* _Data block_
==============================

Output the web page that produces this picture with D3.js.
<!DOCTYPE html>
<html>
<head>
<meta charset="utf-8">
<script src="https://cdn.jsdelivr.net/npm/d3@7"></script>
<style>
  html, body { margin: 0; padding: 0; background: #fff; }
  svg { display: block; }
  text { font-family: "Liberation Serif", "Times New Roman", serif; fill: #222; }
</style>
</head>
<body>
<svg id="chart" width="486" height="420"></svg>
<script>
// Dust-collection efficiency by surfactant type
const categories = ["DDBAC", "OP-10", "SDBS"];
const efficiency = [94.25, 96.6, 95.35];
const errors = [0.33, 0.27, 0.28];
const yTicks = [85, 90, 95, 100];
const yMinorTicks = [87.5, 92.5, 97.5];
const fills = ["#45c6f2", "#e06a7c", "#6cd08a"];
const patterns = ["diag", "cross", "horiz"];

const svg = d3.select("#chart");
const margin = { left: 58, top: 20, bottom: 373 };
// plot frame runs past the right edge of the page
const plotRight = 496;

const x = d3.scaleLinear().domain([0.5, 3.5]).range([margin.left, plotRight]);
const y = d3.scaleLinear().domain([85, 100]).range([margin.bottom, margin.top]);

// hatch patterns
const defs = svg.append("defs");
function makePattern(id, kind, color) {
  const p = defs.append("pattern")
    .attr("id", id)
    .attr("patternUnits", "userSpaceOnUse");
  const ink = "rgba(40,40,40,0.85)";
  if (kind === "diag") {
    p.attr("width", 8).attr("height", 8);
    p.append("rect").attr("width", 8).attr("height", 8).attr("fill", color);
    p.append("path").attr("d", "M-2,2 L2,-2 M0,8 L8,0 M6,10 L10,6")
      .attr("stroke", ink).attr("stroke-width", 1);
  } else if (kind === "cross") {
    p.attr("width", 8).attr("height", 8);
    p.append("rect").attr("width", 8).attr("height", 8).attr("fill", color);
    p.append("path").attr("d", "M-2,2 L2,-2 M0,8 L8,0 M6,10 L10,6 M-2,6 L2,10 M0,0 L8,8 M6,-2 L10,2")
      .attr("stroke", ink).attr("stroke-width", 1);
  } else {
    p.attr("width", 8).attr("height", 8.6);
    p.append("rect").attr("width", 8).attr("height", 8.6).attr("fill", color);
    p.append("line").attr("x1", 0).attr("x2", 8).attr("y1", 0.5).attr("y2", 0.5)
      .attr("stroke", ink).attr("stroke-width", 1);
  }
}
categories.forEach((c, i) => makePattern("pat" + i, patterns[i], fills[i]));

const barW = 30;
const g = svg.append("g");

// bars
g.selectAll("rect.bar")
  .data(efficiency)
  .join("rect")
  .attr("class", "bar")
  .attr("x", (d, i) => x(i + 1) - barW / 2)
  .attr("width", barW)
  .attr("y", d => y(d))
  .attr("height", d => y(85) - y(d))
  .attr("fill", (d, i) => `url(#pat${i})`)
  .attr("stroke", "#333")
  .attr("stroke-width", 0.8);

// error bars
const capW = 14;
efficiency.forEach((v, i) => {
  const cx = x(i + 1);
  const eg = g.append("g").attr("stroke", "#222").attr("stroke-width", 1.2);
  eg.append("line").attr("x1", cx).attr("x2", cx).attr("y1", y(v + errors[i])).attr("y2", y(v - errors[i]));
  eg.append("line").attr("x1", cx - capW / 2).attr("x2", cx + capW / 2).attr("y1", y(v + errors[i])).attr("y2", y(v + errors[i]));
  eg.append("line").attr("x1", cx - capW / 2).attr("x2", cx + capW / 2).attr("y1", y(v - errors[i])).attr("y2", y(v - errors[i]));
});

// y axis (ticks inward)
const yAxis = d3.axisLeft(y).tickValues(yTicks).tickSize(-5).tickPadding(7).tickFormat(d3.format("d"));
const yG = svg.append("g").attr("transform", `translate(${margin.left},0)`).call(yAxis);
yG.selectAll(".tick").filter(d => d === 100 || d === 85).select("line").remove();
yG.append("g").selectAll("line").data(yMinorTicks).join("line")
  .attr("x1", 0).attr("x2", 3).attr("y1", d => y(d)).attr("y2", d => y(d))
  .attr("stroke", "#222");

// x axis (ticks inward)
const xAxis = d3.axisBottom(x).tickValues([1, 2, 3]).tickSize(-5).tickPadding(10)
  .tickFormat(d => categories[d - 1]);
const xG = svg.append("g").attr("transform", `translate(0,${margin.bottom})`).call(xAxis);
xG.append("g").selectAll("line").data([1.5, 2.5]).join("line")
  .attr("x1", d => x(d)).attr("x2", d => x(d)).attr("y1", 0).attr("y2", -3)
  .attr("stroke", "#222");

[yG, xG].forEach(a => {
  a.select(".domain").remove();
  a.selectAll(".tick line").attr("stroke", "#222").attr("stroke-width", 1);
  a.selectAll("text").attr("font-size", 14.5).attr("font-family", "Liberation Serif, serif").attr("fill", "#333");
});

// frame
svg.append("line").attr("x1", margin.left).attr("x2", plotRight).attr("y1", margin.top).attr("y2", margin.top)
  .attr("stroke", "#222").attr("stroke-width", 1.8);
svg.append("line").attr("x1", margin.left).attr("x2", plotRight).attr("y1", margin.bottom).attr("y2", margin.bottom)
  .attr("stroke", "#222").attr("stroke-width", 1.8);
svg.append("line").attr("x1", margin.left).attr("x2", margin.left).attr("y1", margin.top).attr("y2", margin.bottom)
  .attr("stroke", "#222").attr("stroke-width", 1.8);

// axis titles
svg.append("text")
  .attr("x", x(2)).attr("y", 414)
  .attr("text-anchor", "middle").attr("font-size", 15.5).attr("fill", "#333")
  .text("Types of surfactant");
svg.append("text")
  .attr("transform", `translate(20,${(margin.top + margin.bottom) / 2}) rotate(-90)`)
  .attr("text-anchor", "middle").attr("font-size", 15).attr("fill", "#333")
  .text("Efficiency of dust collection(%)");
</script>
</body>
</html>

==============================

* _Required work_
Identify each line holding the string "page", and copy it out.

* _Task output_
Output the web page that produces this picture with D3.js.
// plot frame runs past the right edge of the page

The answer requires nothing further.